Only the lines between the line holding "Output the LaTeX" and the line holding "-- (#2.east) -- ([xshift=-#3]#2.south", both of those included, should be copied exactly; drop the pictures.
====
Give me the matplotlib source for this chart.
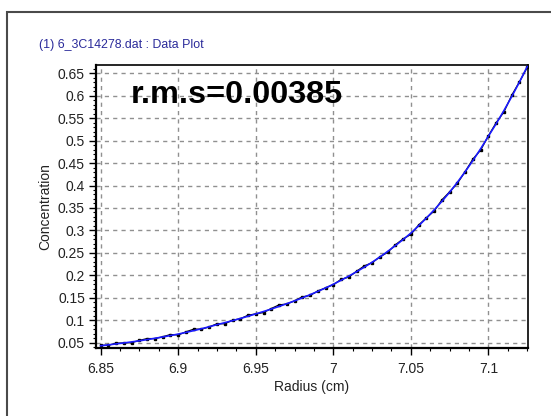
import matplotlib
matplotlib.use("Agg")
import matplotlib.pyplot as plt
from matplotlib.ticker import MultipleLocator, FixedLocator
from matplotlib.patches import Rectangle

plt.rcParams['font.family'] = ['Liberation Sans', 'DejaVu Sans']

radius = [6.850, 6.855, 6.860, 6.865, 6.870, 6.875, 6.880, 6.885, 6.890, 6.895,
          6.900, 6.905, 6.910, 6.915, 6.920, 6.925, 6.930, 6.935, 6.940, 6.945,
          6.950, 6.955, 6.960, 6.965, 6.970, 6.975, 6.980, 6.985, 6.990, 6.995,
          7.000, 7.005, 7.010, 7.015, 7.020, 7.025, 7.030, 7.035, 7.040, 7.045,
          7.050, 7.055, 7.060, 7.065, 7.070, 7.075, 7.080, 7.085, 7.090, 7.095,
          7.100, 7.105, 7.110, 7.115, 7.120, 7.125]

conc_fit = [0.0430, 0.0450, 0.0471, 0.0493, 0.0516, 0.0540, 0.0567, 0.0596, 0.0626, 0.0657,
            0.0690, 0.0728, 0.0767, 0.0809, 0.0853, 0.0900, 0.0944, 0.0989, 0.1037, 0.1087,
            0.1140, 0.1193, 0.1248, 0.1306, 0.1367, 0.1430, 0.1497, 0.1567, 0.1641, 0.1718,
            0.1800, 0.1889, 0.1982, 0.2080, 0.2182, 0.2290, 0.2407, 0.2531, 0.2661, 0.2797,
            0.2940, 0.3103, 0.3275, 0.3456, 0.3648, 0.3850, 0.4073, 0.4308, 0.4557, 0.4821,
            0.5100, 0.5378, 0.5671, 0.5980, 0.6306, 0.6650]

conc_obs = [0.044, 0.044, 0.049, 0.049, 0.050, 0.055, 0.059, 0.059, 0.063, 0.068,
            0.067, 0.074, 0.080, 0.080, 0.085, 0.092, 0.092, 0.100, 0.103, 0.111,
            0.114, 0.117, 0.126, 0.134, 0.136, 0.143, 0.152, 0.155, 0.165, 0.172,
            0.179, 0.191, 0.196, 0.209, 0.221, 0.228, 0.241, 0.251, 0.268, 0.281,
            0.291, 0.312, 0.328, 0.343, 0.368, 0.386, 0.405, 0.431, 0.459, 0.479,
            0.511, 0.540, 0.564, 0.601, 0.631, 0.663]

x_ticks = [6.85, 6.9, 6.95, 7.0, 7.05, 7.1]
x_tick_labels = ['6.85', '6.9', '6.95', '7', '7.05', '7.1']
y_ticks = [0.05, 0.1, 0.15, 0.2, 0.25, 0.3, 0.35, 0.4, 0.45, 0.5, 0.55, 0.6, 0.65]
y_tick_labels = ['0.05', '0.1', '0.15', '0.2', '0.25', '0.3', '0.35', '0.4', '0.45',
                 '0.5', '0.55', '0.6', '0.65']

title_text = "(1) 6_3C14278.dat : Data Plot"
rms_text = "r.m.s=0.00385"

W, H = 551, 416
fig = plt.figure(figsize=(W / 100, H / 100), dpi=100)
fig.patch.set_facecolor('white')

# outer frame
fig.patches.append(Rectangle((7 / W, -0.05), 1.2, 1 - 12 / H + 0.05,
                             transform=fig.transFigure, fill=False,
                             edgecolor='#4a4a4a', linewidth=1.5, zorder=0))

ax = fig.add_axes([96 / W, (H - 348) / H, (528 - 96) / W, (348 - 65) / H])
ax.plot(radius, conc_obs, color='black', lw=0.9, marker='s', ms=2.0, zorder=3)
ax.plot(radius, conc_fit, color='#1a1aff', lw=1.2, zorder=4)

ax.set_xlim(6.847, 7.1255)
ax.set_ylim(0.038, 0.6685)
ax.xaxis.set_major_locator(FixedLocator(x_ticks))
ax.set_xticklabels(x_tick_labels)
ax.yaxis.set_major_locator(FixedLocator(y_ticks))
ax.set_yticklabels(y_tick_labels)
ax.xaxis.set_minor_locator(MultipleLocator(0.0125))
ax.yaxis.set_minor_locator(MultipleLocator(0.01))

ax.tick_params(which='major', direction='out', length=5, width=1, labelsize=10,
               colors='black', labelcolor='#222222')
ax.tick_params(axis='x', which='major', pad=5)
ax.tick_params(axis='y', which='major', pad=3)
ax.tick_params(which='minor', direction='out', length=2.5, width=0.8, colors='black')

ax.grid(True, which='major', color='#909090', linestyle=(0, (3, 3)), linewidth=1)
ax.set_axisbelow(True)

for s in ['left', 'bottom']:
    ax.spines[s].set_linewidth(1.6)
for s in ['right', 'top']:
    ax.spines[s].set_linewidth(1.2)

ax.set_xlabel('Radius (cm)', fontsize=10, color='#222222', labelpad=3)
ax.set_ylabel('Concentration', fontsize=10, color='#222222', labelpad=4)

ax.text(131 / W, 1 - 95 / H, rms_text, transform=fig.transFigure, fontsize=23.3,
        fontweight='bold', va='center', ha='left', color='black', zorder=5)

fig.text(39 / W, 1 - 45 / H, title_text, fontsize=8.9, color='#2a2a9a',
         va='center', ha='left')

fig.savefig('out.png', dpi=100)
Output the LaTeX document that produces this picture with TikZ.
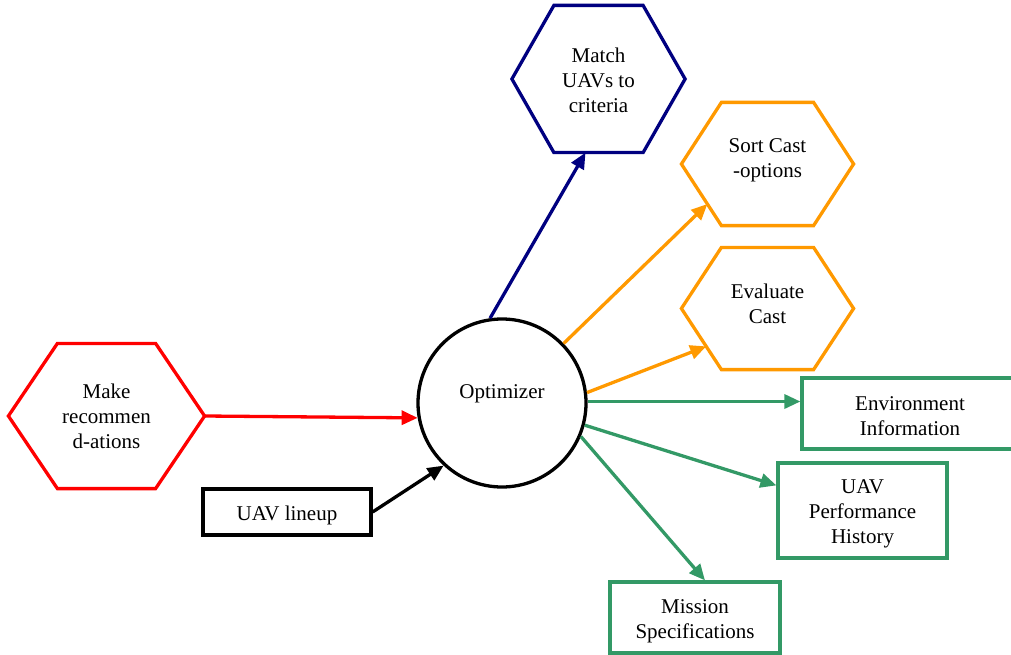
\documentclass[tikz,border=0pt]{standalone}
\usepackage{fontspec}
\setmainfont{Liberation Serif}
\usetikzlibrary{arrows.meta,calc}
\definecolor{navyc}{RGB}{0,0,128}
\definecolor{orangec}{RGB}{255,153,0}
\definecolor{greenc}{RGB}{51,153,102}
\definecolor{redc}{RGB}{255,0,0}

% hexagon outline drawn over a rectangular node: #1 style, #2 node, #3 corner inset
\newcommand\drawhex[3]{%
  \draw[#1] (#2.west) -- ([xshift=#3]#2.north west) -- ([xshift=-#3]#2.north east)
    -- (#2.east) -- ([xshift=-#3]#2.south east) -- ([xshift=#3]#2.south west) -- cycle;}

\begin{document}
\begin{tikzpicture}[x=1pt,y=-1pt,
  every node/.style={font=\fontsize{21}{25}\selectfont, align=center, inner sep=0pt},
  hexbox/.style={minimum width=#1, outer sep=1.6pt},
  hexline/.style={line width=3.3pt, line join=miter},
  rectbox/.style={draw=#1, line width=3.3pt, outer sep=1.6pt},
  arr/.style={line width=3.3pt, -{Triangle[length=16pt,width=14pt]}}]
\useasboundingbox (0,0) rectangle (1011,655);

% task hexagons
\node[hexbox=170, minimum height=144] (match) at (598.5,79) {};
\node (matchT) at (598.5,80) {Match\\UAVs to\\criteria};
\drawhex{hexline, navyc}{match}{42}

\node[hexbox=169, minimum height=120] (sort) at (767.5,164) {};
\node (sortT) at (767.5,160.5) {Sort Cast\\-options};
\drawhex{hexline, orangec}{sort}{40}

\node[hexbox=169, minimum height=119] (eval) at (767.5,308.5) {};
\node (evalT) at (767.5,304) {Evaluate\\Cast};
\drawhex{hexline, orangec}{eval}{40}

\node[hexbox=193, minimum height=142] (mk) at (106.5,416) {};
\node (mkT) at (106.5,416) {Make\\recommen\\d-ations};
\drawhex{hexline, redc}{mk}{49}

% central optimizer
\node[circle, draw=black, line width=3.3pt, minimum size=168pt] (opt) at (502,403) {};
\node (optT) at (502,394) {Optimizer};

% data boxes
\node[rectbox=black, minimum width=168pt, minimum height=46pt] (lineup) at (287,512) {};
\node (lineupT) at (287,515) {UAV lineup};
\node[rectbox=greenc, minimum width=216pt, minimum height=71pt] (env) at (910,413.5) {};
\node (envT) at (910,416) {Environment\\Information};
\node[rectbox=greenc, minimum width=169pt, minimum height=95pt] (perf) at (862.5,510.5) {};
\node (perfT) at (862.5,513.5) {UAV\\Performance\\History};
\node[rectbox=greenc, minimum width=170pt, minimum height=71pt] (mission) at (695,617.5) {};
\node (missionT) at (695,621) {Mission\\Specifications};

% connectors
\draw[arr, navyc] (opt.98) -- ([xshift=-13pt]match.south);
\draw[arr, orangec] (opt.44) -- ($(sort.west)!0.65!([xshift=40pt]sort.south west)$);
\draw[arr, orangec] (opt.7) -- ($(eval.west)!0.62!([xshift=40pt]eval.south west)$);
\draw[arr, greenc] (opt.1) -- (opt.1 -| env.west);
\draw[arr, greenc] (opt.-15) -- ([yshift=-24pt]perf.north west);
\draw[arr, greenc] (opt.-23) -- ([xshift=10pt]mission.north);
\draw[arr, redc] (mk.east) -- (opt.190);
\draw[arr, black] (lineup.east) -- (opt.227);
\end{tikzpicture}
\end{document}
====
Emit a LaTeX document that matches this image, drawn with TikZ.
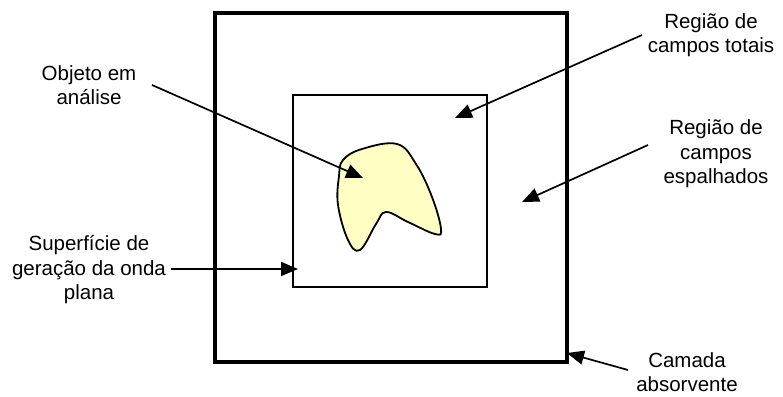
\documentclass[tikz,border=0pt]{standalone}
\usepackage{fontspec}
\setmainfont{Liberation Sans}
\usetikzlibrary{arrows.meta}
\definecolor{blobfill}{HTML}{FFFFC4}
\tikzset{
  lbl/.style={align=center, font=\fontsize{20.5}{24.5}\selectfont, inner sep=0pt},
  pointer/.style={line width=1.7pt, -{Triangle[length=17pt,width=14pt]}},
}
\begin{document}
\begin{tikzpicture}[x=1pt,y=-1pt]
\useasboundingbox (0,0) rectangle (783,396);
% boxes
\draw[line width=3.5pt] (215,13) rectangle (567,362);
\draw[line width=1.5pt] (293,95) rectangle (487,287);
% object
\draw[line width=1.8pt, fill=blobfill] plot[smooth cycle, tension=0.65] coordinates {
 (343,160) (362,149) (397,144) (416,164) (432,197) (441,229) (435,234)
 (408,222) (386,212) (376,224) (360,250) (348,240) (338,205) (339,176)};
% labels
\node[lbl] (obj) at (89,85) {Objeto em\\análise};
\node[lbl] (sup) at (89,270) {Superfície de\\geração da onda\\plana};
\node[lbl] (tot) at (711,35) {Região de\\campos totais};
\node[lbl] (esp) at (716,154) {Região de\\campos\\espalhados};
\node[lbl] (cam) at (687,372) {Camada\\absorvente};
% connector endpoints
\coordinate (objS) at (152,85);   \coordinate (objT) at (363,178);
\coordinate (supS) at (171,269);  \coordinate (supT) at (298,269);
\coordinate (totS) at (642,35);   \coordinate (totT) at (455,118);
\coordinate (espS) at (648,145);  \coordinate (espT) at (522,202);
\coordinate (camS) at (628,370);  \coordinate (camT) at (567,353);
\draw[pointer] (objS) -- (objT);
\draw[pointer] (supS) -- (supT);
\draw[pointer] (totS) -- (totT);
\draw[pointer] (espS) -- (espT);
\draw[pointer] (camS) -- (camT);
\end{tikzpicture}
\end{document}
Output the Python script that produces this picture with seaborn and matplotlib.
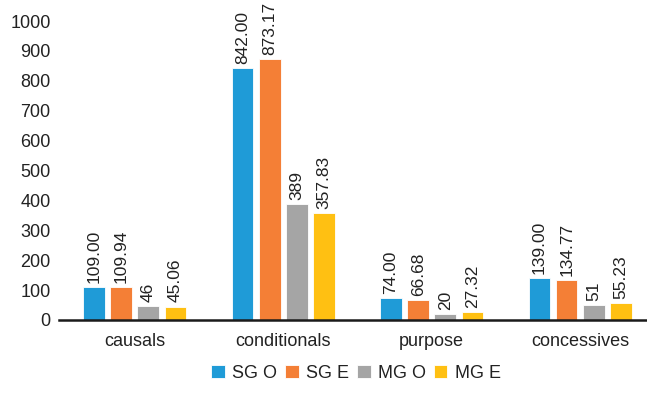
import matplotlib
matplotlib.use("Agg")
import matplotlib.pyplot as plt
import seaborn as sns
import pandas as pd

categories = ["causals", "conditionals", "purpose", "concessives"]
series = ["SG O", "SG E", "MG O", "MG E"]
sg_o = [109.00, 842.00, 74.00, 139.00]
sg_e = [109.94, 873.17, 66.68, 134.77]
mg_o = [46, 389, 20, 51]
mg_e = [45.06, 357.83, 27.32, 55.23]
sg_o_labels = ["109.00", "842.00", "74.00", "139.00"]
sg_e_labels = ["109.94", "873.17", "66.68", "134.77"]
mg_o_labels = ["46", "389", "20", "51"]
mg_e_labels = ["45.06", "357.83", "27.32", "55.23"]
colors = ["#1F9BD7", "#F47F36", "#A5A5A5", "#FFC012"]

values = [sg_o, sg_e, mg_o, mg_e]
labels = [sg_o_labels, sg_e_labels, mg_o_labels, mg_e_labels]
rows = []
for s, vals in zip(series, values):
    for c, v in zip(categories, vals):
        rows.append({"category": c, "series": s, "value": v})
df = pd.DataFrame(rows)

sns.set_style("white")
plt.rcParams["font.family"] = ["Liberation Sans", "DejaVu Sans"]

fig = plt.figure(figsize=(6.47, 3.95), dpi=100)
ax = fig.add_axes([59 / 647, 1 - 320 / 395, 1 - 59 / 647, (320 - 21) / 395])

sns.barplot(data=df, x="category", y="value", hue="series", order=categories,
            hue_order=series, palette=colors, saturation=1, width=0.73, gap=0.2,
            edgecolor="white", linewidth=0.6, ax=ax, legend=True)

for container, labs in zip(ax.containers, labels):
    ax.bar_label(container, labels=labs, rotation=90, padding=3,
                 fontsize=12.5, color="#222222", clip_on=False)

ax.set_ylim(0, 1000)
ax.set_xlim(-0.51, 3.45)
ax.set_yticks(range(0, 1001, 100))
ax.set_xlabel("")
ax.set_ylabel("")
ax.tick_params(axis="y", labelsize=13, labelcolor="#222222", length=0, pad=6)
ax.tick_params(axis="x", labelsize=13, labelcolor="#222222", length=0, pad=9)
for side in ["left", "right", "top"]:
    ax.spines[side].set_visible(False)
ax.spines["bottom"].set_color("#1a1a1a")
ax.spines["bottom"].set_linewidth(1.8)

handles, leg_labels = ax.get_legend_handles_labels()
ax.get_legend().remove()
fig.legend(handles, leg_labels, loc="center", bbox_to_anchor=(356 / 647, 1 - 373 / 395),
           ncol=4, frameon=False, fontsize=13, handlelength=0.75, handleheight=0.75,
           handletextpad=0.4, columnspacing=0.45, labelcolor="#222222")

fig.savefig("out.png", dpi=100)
====
Expected answer
Output the LaTeX document that produces this picture with TikZ.
\documentclass[tikz,border=0pt]{standalone}
\usepackage{fontspec}
\setmainfont{Liberation Serif}
\usetikzlibrary{arrows.meta,calc}
\definecolor{navyc}{RGB}{0,0,128}
\definecolor{orangec}{RGB}{255,153,0}
\definecolor{greenc}{RGB}{51,153,102}
\definecolor{redc}{RGB}{255,0,0}

% hexagon outline drawn over a rectangular node: #1 style, #2 node, #3 corner inset
\newcommand\drawhex[3]{%
  \draw[#1] (#2.west) -- ([xshift=#3]#2.north west) -- ([xshift=-#3]#2.north east)
    -- (#2.east) -- ([xshift=-#3]#2.south east) -- ([xshift=#3]#2.south west) -- cycle;}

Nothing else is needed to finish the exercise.